By Harry Brook
Farming is big business! Just look at the cost of land, machinery, inputs! Everything involved in making a living farming is expensive and getting more so. Agriculture has benefited from a long period of farmland appreciation, which can mask some underlying weakness in an operation. Let’s look at measurement of financial health.
It always comes down to finance and numbers. One of the most immediate measures in finance health is the current ratio. Put simply, it is your current assets (crop, livestock and input inventories, cash) compared to your current liabilities (loan payments, taxes, input costs, due this year). You may have lots of land but, if you don’t have money to pay today’s bills, you are in trouble. Ideally, you’d like to have a current ratio of 1.5 or better. There is still living expenses you need for the next year too. The current ratio is also known as liquidity.
Solvency is another measure of financial success. It looks at all debts and liabilities compared to all assets, land, machinery, etc. This is where farmers have benefited over the last 40 years. With land prices on a steady value increase since the early 1980s, land assets continue to appreciate, adding value to your assets. Anyone who has been farming any length of time would see the value of their land assets increasing and improving your solvency. Today’s high land price is tomorrow’s starting price.

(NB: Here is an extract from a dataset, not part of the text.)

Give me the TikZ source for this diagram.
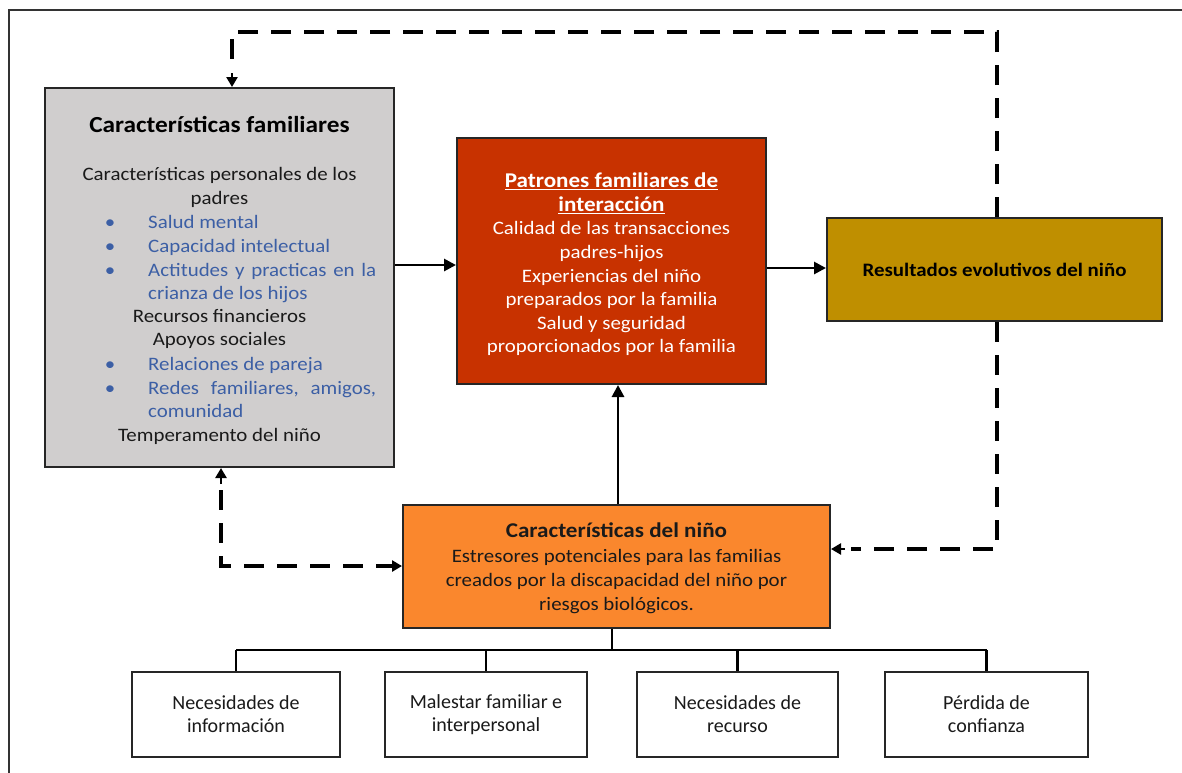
\documentclass[tikz,border=0pt]{standalone}
\usepackage{fontspec}
\setmainfont{Carlito}[FakeStretch=1.1]
\newfontfamily\plainfont{Carlito}
\usetikzlibrary{arrows.meta,calc}
\definecolor{famgray}{HTML}{D0CECE}
\definecolor{patred}{HTML}{C83200}
\definecolor{resgold}{HTML}{BF8F00}
\definecolor{chorange}{HTML}{FA872D}
\definecolor{bulblue}{HTML}{3C5FA5}
\definecolor{txt}{HTML}{1A1A1A}
\begin{document}
\begin{tikzpicture}[x=1pt,y=-1pt,
  box/.style={draw=black!85, line width=2pt, inner sep=0pt},
  body/.style={font=\fontsize{19}{23.6}\selectfont, text=txt, inner sep=0pt},
  blt/.style={font=\fontsize{19}{23.6}\selectfont, text=bulblue, inner sep=0pt, anchor=base west},
  arr/.style={line width=2.8pt, draw=black, -{Triangle[length=12pt,width=12pt]}},
  dsh/.style={line width=4pt, draw=black, dash pattern=on 20pt off 13pt},
  dtip/.style={-{Triangle[length=10pt,width=11pt]}},
  ln/.style={line width=2.5pt, draw=black},
  small/.style={box, fill=white, font=\plainfont\fontsize{20}{23}\selectfont, text=txt, align=center, minimum height=85pt}
]
\useasboundingbox (0,0) rectangle (1182,772);
\fill[white] (0,0) rectangle (1182,772);
\draw[black!80, line width=1.5pt] (9,10) rectangle (1200,800);

% boxes
\node[box, fill=famgray, minimum width=349pt, minimum height=379pt] (fam) at (219.5,277.5) {};
\node[box, fill=patred, minimum width=309pt, minimum height=246pt] (pat) at (611.5,261) {};
\node[box, fill=resgold, minimum width=335pt, minimum height=103pt, font=\bfseries\fontsize{19}{23}\selectfont, text=black] (res) at (994.5,269.5) {Resultados evolutivos del niño};
\node[box, fill=chorange, minimum width=427pt, minimum height=123pt] (ch) at (616.5,566.5) {};

% left box text
\node[body, font=\bfseries\fontsize{23}{26}\selectfont, text=black, anchor=base] (ft) at (219.5,132) {Características familiares};
\node[body, anchor=base] (f1) at (219.5,180) {Características personales de los};
\node[body, anchor=base] (f2) at (219.5,204) {padres};
\node[blt] (b1) at (148,228) {Salud mental};
\node[blt] (b2) at (148,252) {Capacidad intelectual};
\node[blt] (b3) at (148,276) {\hbox to 228pt{Actitudes\hfill y\hfill practicas\hfill en\hfill la}};
\node[blt] (b3b) at (148,299) {crianza de los hijos};
\node[body, anchor=base] (f3) at (219.5,322) {Recursos financieros};
\node[body, anchor=base] (f4) at (219.5,345) {Apoyos sociales};
\node[blt] (b4) at (148,370) {Relaciones de pareja};
\node[blt] (b5) at (148,394) {\hbox to 228pt{Redes\hfill familiares,\hfill amigos,}};
\node[blt] (b5b) at (148,417) {comunidad};
\node[body, anchor=base] (f5) at (219.5,441) {Temperamento del niño};
\foreach \n/\yy in {b1/228,b2/252,b3/276,b4/370,b5/394}
  \node[blt, anchor=base] (d\n) at (110,\yy) {\textbullet};

% center box text
\node[body, text=white, align=center] (pt) at (611.5,264.5) {%
  {\bfseries\fontsize{21}{23.6}\selectfont\underline{Patrones familiares de}}\\
  {\bfseries\fontsize{21}{23.6}\selectfont\underline{interacción}}\\
  Calidad de las transacciones\\
  padres-hijos\\
  Experiencias del niño\\
  preparados por la familia\\
  Salud y seguridad\\
  proporcionados por la familia};

% orange box text
\node[body, font=\fontsize{19}{24.3}\selectfont, align=center] (cht) at (616.5,568.5) {%
  {\bfseries\fontsize{21}{24.3}\selectfont Características del niño}\\
  Estresores potenciales para las familias\\
  creados por la discapacidad del niño por\\
  riesgos biológicos.};

% bottom boxes
\node[small, minimum width=208pt] (n1) at (236,714.5) {Necesidades de\\información};
\node[small, minimum width=202pt] (n2) at (486,714.5) {Malestar familiar e\\interpersonal};
\node[small, minimum width=201pt] (n3) at (737.5,714.5) {Necesidades de\\recurso};
\node[small, minimum width=203pt] (n4) at (986.5,714.5) {Pérdida de\\confianza};

% coordinates
\coordinate (ya) at (0,265);
\coordinate (yb) at (0,268);
\coordinate (xc) at (618,0);
\coordinate (xs) at (612,0);
\coordinate (bus) at (0,650);
\coordinate (top) at (997,32);
\coordinate (xl) at (232,0);
\coordinate (yr) at (0,549);
\coordinate (xd) at (221,0);
\coordinate (yd) at (0,566);

% solid arrows
\draw[arr] (fam.east |- ya) -- (pat.west |- ya);
\draw[arr] (pat.east |- yb) -- (res.west |- yb);
\draw[arr] (ch.north -| xc) -- (pat.south -| xc);

% bus
\draw[ln] (ch.south -| xs) -- (bus -| xs);
\draw[ln] (bus -| n1.north) -- (bus -| n4.north);
\foreach \n in {n1,n2,n3,n4} \draw[ln] (bus -| \n.north) -- (\n.north);

% dashed feedback loops
\draw[dsh] (res.north -| top) -- (top) -- (top -| xl) -- ($(fam.north -| xl)+(0,-24)$);
\draw[line width=2.5pt, dtip] ($(fam.north -| xl)+(0,-14)$) -- (fam.north -| xl);
\draw[dsh] (res.south -| top) -- (yr -| top) -- ($(ch.east |- yr)+(20,0)$);
\draw[line width=2.5pt, dtip] ($(ch.east |- yr)+(14,0)$) -- (ch.east |- yr);
\draw[dsh] ($(fam.south -| xd)+(0,22)$) -- (yd -| xd) -- ($(ch.west |- yd)+(-9,0)$);
\draw[line width=2.5pt, dtip] ($(ch.west |- yd)+(-16,0)$) -- (ch.west |- yd);
\draw[line width=2.5pt, dtip] ($(fam.south -| xd)+(0,16)$) -- (fam.south -| xd);
\end{tikzpicture}
\end{document}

Increases in solvency allow you the flexibility to leverage the land you have, to expand and deal with the uncertainties of farming. It gives you a cushion for the difficult times as well as the ability to take advantage of opportunities. This has also resulted in those that have more land being able to buy more land easier than the small farmers. The big get bigger. They have what is called, the economy of scale. This is when production gains efficiencies on a cost of production per unit through size. They maximize the efficiency of their inputs and machinery. Also, being larger and spread over a greater area, they are somewhat protected from weather risk, at least in terms of some catastrophic weather events.
The third measurement of financial success is profitability. This is the measurement of percent return on investment. For much of the last 50 years, farming has not been all that profitable. The gains in the industry have come in terms of land value. As the old saying goes, “They’re not making any more land”. Profitability is the net income divided by the total assets value. In agriculture, that is usually in the single digits. It also differs depending on the agricultural enterprises you have. Livestock tend to be fairly low on profitability compared to annual cropping. However, not all land is suitable for growing annual crops.
There are other ways to analyze a farm operation. If you have a mixed farm, you can analyze each individual operation to see where you are making money or losing it. However, that can change annually, depending on commodity prices. Take, for example, a cow-calf operation. This year, with very high feed costs, the hay operation may make money but feeding it to the cows is at a loss. This shouldn’t mean you get rid of the cows and sell the hay. Next year, the numbers will be different. However, you can look for changes to make the individual operations more efficient or effective.
Financial indicators are useful tools to determine if your farm operation is providing you with a living and acts as a good investment. Look at long term trends, not just one year, to determine the health of your operation and the direction it is heading. These are the same tools your banker uses when approving operating and land/machinery loans, so you should use them too. Achieve your long-term goals one step at a time, profitably.